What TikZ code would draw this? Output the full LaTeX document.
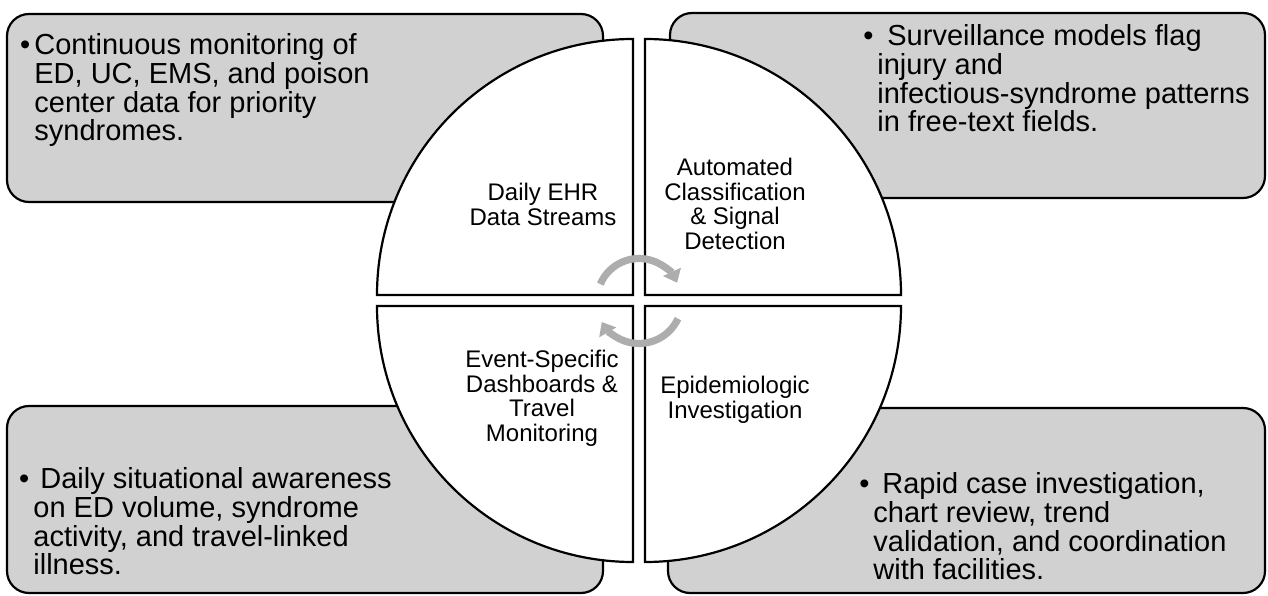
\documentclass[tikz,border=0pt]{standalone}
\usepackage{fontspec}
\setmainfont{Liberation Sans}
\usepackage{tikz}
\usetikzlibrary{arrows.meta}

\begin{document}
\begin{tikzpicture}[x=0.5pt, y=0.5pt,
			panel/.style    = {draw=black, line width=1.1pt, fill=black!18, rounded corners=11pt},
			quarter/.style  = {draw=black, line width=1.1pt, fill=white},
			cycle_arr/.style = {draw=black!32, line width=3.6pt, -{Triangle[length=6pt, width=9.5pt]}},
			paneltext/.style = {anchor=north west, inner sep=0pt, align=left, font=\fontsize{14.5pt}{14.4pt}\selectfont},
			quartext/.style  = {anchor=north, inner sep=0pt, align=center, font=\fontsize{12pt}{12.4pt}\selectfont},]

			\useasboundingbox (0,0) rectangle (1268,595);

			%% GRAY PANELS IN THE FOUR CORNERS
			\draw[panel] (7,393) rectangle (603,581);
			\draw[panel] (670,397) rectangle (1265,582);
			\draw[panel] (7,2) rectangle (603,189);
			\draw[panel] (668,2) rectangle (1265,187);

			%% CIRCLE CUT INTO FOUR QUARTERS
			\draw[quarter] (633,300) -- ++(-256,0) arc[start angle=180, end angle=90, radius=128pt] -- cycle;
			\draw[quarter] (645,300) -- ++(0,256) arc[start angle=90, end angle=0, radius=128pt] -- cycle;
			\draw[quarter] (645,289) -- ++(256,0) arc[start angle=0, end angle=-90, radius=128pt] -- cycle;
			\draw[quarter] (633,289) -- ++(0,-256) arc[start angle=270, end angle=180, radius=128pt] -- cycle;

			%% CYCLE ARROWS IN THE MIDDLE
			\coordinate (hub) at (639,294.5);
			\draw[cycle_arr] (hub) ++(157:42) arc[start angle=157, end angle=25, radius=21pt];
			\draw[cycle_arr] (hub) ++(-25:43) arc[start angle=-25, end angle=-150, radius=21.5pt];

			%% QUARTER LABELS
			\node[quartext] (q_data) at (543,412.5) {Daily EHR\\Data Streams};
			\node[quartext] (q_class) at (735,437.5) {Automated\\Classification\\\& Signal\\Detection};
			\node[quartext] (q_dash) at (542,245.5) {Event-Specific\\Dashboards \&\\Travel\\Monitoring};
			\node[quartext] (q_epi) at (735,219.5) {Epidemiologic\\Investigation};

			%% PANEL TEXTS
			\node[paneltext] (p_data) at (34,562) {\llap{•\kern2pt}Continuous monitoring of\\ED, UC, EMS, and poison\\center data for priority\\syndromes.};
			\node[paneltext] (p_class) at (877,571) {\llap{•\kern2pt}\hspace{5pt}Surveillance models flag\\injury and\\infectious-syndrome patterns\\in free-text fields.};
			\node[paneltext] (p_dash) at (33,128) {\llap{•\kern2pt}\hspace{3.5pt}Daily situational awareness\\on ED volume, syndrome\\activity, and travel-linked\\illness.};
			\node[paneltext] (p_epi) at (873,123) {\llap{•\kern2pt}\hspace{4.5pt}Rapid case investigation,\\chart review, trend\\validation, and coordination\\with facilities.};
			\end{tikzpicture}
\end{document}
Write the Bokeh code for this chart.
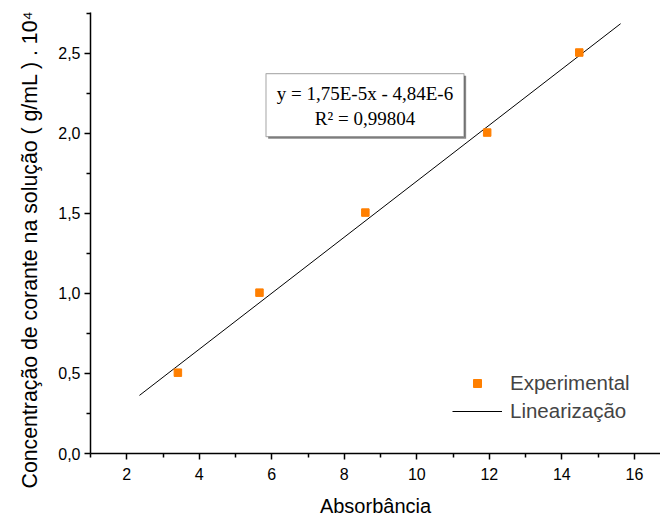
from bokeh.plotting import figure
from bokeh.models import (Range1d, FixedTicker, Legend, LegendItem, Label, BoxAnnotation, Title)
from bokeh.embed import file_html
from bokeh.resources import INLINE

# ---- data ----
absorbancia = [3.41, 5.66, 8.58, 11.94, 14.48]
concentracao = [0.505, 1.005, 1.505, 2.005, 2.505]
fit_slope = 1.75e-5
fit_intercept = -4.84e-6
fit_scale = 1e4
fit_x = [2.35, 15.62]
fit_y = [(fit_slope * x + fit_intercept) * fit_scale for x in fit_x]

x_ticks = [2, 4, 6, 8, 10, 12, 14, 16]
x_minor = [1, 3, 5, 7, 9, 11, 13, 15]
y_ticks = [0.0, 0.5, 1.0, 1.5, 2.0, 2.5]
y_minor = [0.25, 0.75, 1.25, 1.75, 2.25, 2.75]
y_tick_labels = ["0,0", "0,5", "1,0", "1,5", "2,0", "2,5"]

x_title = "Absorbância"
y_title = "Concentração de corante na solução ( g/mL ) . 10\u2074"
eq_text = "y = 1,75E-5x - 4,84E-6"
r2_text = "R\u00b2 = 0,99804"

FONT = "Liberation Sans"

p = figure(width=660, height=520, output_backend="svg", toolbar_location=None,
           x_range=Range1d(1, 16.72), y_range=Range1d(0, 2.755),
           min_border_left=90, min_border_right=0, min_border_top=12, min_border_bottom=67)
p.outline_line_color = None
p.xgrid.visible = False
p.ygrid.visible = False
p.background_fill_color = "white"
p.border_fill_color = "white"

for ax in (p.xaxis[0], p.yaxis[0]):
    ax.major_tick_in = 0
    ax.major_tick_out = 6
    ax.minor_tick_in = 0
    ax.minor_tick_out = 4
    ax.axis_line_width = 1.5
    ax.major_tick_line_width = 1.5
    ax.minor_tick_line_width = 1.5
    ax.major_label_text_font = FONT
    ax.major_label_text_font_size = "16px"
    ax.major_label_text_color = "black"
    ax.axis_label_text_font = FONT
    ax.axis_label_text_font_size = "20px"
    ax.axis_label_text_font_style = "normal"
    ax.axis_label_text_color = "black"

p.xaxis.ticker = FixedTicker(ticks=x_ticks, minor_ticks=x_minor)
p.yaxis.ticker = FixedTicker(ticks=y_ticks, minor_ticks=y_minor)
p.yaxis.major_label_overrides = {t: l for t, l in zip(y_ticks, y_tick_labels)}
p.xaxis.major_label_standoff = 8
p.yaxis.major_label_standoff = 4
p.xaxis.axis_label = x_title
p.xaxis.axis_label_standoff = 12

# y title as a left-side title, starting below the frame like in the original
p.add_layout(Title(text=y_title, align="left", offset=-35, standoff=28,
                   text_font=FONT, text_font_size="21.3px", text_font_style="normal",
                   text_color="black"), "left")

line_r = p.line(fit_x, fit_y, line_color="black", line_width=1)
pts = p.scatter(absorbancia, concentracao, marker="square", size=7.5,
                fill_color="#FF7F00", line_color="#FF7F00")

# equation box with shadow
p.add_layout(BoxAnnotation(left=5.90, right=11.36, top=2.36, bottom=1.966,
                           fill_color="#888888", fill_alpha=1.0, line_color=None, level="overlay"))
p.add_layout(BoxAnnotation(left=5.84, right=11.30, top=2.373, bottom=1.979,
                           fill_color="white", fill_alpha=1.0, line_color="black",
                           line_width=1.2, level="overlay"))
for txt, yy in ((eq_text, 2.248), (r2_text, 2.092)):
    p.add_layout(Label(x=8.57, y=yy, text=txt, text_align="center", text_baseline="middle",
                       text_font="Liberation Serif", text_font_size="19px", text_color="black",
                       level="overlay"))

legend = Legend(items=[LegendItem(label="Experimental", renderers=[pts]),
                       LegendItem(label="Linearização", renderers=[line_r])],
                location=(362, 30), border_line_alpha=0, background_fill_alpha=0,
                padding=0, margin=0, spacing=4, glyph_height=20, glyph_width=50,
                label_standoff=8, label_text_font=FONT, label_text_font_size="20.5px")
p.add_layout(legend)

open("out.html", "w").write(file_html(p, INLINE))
* * * *
Copy every record above exactly, leaving out the pictures.

What TikZ code would draw this? Output the full LaTeX document.
\documentclass[tikz,border=0pt]{standalone}
\usepackage{fontspec}
\setmainfont{Liberation Sans}
\usepackage{tikz}
\usetikzlibrary{arrows.meta}

\begin{document}
\begin{tikzpicture}[x=0.5pt, y=0.5pt,
			panel/.style    = {draw=black, line width=1.1pt, fill=black!18, rounded corners=11pt},
			quarter/.style  = {draw=black, line width=1.1pt, fill=white},
			cycle_arr/.style = {draw=black!32, line width=3.6pt, -{Triangle[length=6pt, width=9.5pt]}},
			paneltext/.style = {anchor=north west, inner sep=0pt, align=left, font=\fontsize{14.5pt}{14.4pt}\selectfont},
			quartext/.style  = {anchor=north, inner sep=0pt, align=center, font=\fontsize{12pt}{12.4pt}\selectfont},]

			\useasboundingbox (0,0) rectangle (1268,595);

			%% GRAY PANELS IN THE FOUR CORNERS
			\draw[panel] (7,393) rectangle (603,581);
			\draw[panel] (670,397) rectangle (1265,582);
			\draw[panel] (7,2) rectangle (603,189);
			\draw[panel] (668,2) rectangle (1265,187);

			%% CIRCLE CUT INTO FOUR QUARTERS
			\draw[quarter] (633,300) -- ++(-256,0) arc[start angle=180, end angle=90, radius=128pt] -- cycle;
			\draw[quarter] (645,300) -- ++(0,256) arc[start angle=90, end angle=0, radius=128pt] -- cycle;
			\draw[quarter] (645,289) -- ++(256,0) arc[start angle=0, end angle=-90, radius=128pt] -- cycle;
			\draw[quarter] (633,289) -- ++(0,-256) arc[start angle=270, end angle=180, radius=128pt] -- cycle;

			%% CYCLE ARROWS IN THE MIDDLE
			\coordinate (hub) at (639,294.5);
			\draw[cycle_arr] (hub) ++(157:42) arc[start angle=157, end angle=25, radius=21pt];
			\draw[cycle_arr] (hub) ++(-25:43) arc[start angle=-25, end angle=-150, radius=21.5pt];

			%% QUARTER LABELS
			\node[quartext] (q_data) at (543,412.5) {Daily EHR\\Data Streams};
			\node[quartext] (q_class) at (735,437.5) {Automated\\Classification\\\& Signal\\Detection};
			\node[quartext] (q_dash) at (542,245.5) {Event-Specific\\Dashboards \&\\Travel\\Monitoring};
			\node[quartext] (q_epi) at (735,219.5) {Epidemiologic\\Investigation};

			%% PANEL TEXTS
			\node[paneltext] (p_data) at (34,562) {\llap{•\kern2pt}Continuous monitoring of\\ED, UC, EMS, and poison\\center data for priority\\syndromes.};
			\node[paneltext] (p_class) at (877,571) {\llap{•\kern2pt}\hspace{5pt}Surveillance models flag\\injury and\\infectious-syndrome patterns\\in free-text fields.};
			\node[paneltext] (p_dash) at (33,128) {\llap{•\kern2pt}\hspace{3.5pt}Daily situational awareness\\on ED volume, syndrome\\activity, and travel-linked\\illness.};
			\node[paneltext] (p_epi) at (873,123) {\llap{•\kern2pt}\hspace{4.5pt}Rapid case investigation,\\chart review, trend\\validation, and coordination\\with facilities.};
			\end{tikzpicture}
\end{document}
Write the Bokeh code for this chart.
from bokeh.plotting import figure
from bokeh.models import (Range1d, FixedTicker, Legend, LegendItem, Label, BoxAnnotation, Title)
from bokeh.embed import file_html
from bokeh.resources import INLINE

# ---- data ----
absorbancia = [3.41, 5.66, 8.58, 11.94, 14.48]
concentracao = [0.505, 1.005, 1.505, 2.005, 2.505]
fit_slope = 1.75e-5
fit_intercept = -4.84e-6
fit_scale = 1e4
fit_x = [2.35, 15.62]
fit_y = [(fit_slope * x + fit_intercept) * fit_scale for x in fit_x]

x_ticks = [2, 4, 6, 8, 10, 12, 14, 16]
x_minor = [1, 3, 5, 7, 9, 11, 13, 15]
y_ticks = [0.0, 0.5, 1.0, 1.5, 2.0, 2.5]
y_minor = [0.25, 0.75, 1.25, 1.75, 2.25, 2.75]
y_tick_labels = ["0,0", "0,5", "1,0", "1,5", "2,0", "2,5"]

x_title = "Absorbância"
y_title = "Concentração de corante na solução ( g/mL ) . 10\u2074"
eq_text = "y = 1,75E-5x - 4,84E-6"
r2_text = "R\u00b2 = 0,99804"

FONT = "Liberation Sans"

p = figure(width=660, height=520, output_backend="svg", toolbar_location=None,
           x_range=Range1d(1, 16.72), y_range=Range1d(0, 2.755),
           min_border_left=90, min_border_right=0, min_border_top=12, min_border_bottom=67)
p.outline_line_color = None
p.xgrid.visible = False
p.ygrid.visible = False
p.background_fill_color = "white"
p.border_fill_color = "white"

for ax in (p.xaxis[0], p.yaxis[0]):
    ax.major_tick_in = 0
    ax.major_tick_out = 6
    ax.minor_tick_in = 0
    ax.minor_tick_out = 4
    ax.axis_line_width = 1.5
    ax.major_tick_line_width = 1.5
    ax.minor_tick_line_width = 1.5
    ax.major_label_text_font = FONT
    ax.major_label_text_font_size = "16px"
    ax.major_label_text_color = "black"
    ax.axis_label_text_font = FONT
    ax.axis_label_text_font_size = "20px"
    ax.axis_label_text_font_style = "normal"
    ax.axis_label_text_color = "black"

p.xaxis.ticker = FixedTicker(ticks=x_ticks, minor_ticks=x_minor)
p.yaxis.ticker = FixedTicker(ticks=y_ticks, minor_ticks=y_minor)
p.yaxis.major_label_overrides = {t: l for t, l in zip(y_ticks, y_tick_labels)}
p.xaxis.major_label_standoff = 8
p.yaxis.major_label_standoff = 4
p.xaxis.axis_label = x_title
p.xaxis.axis_label_standoff = 12

# y title as a left-side title, starting below the frame like in the original
p.add_layout(Title(text=y_title, align="left", offset=-35, standoff=28,
                   text_font=FONT, text_font_size="21.3px", text_font_style="normal",
                   text_color="black"), "left")

line_r = p.line(fit_x, fit_y, line_color="black", line_width=1)
pts = p.scatter(absorbancia, concentracao, marker="square", size=7.5,
                fill_color="#FF7F00", line_color="#FF7F00")

# equation box with shadow
p.add_layout(BoxAnnotation(left=5.90, right=11.36, top=2.36, bottom=1.966,
                           fill_color="#888888", fill_alpha=1.0, line_color=None, level="overlay"))
p.add_layout(BoxAnnotation(left=5.84, right=11.30, top=2.373, bottom=1.979,
                           fill_color="white", fill_alpha=1.0, line_color="black",
                           line_width=1.2, level="overlay"))
for txt, yy in ((eq_text, 2.248), (r2_text, 2.092)):
    p.add_layout(Label(x=8.57, y=yy, text=txt, text_align="center", text_baseline="middle",
                       text_font="Liberation Serif", text_font_size="19px", text_color="black",
                       level="overlay"))

legend = Legend(items=[LegendItem(label="Experimental", renderers=[pts]),
                       LegendItem(label="Linearização", renderers=[line_r])],
                location=(362, 30), border_line_alpha=0, background_fill_alpha=0,
                padding=0, margin=0, spacing=4, glyph_height=20, glyph_width=50,
                label_standoff=8, label_text_font=FONT, label_text_font_size="20.5px")
p.add_layout(legend)

open("out.html", "w").write(file_html(p, INLINE))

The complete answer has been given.